On Monday there was trouble at the tennis with young men in Croatian and Serbian tops abusing and attacking each other. On Friday night, 190 people were ejected from the MCG, mainly men between 18 and 25. Three were arrested for being drunk, one for assault and one for possessing amphetamines. Then there was organised drag racing on the Princes Highway at Noble Park, followed by the looting of shops. Is this the end of civilisation as we have known it? It is all very un-Australian or is it? Nobody so far has pointed out that almost 30,000 attended the football (soccer) match at Telstra Dome in perfect harmony on Friday night with no problem despite passionate support for Melbourne Victory.
The youngsters at the tennis were Australian-born, bred and educated. So to describe that incident as racial, as one paper did, is completely inaccurate. A news agency also wanted to include the Greek fans in the story, but soon the focus was entirely on those in Serbian and Croatian colours. The participants, judging by the television footage, were very young, with the majority being teenagers. Until this recent incident the organisers of the Australian Open had tolerated, if not encouraged, fans to turn up in national colours to support overseas players. The Swedes and the Danes have been doing it for years. The Greeks, Croatians and Serbians followed suit with no serious incidents until this year.
Let’s look at things a little more dispassionately. It is high summer, and there are lots of young men out for a good time in fairly large groups, which raises all the issues of group rather than individual behaviour. An incident occurs and you go in for your mates. This is a good Australian tradition. We encourage it in certain contexts, at the footy and when someone is in danger. Only this time behaviour is unacceptable. Each group blames the other for starting the trouble. Things escalate and we then throw the problem on to the police and security organisations to sort it out. The best forms of social control are the ones we adopt voluntarily.
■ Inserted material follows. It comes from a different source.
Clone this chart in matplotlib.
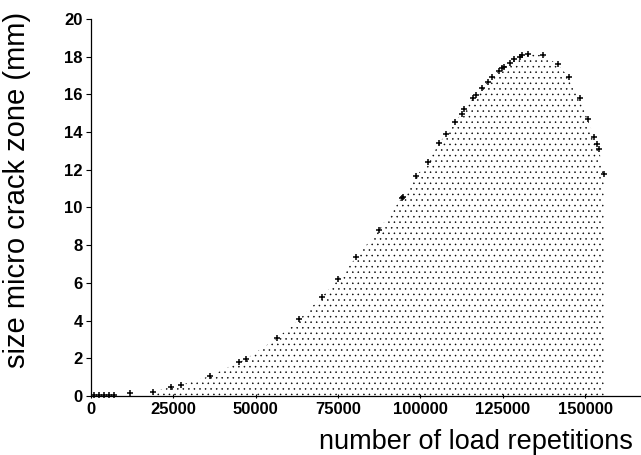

One again we are in danger in demonising another group in Australian society. It is ‘us and them’ as advocated by some Australian politicians and media commentators. We blame others for the behaviour rather than look closely at ourselves and what we are doing as a society. A Muslim cleric in a position of influence makes some inflammatory comments. Immediately some commentators blame all Australian Muslims for the problem and demand that they get rid of the religious leader, otherwise they are condoning what he says. Think for a moment about how we would object to being told that we approve of everything pronounced by the head of, say, the Uniting church in Australia.
There is no doubt that there are people who enjoy causing mayhem. Some want to get their faces on the box for their 5 seconds of fame. Others want to stir up trouble and enjoy the results, while remaining undetected. We have people who enjoy lighting fires. Tracking down and dealing with such people is difficult, time-consuming and thankless, but it is necessary. It is not helped by blanket condemnation of groups.
The people involved are not mindless morons and thugs. They are street-wise kids and many will regard the tactics of the authorities as a challenge to be circumvented. Modern technology, particularly mobile phones and the internet have assisted in organising group activities, so it is no surprise to find them being used to summon people to troublemaking. But we have to be careful we don’t become involved in a cycle of amplification as happened in England over soccer hooliganism which contributed to the appalling incidents at Heysel Stadium and indirectly to the Hillsborough disaster when 96 fans died in 1989. Little or no violence was involved in this awful catastrophe but the fact that fans had been put in pens and fenced in with no means of escape turned what the local authorities saw as a problem of public order into one of public safety.